L'analyse coût-bénéfice et les externalités réalisées par les Africains ne permettent pas de valider l'institution du franc CFA comme étant une institution de développement. En effet, tous les avantages associés au franc CFA, tels que la stabilité monétaire ou des prix, ne se traduisent pas par une augmentation des investissements directs étrangers (IDE) dans les pays africains de cette zone. Ces pays n'en reçoivent pas plus que les autres. La stabilité monétaire n'entraîne pas une réduction de la pauvreté.

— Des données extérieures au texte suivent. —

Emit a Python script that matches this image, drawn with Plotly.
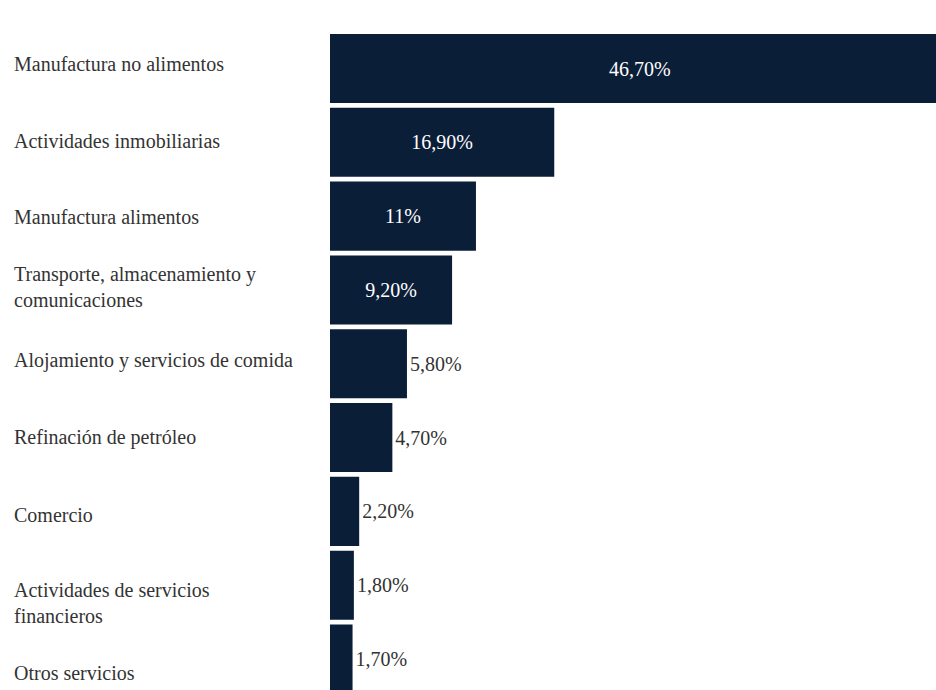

Les travaux, y compris ceux de M. Cabrillac ou de la FERDI, reconnaissent qu'on ne peut pas associer le franc CFA à une augmentation de la croissance ou du développement économique. Il semble donc nécessaire de reconnaître que les Africains sont aujourd'hui engagés vers d'autres schémas. Leur paradigme est désormais l'intégration africaine, avec des outils tels que la zone de libre-échange, l'intégration régionale, la multilatéralisation et la bipolarisation du monde. De nombreux pays souhaitent aujourd'hui adhérer au BRICS+ – Brésil, Russie, Inde, Chine, Afrique du Sud, Égypte, Émirats arabes unis, Éthiopie et Iran –, par exemple. Ces nouveaux chemins ne sont pas nécessairement compatibles avec le franc CFA.
Il convient également de rappeler que les trois pays du Maghreb, à savoir l'Algérie, la Tunisie et le Maroc, ont quitté le franc CFA lors de leur indépendance et ont opté pour leur propre monnaie. Aujourd'hui, ces pays sont les premiers partenaires économiques de la France et se comportent très bien d'un point de vue économique. La monnaie tunisienne, par exemple, est une monnaie flexible qui résiste très bien à la situation actuelle et maintient une cotation stable vis-à-vis du dollar. Le fait de sortir de la zone franc n'implique pas que les pays n'auront plus de relations avec la France. Au contraire, la France entretient d'excellentes relations économiques avec des pays qui ne font pas partie de la zone franc, comme l'Afrique du Sud ou le Nigéria.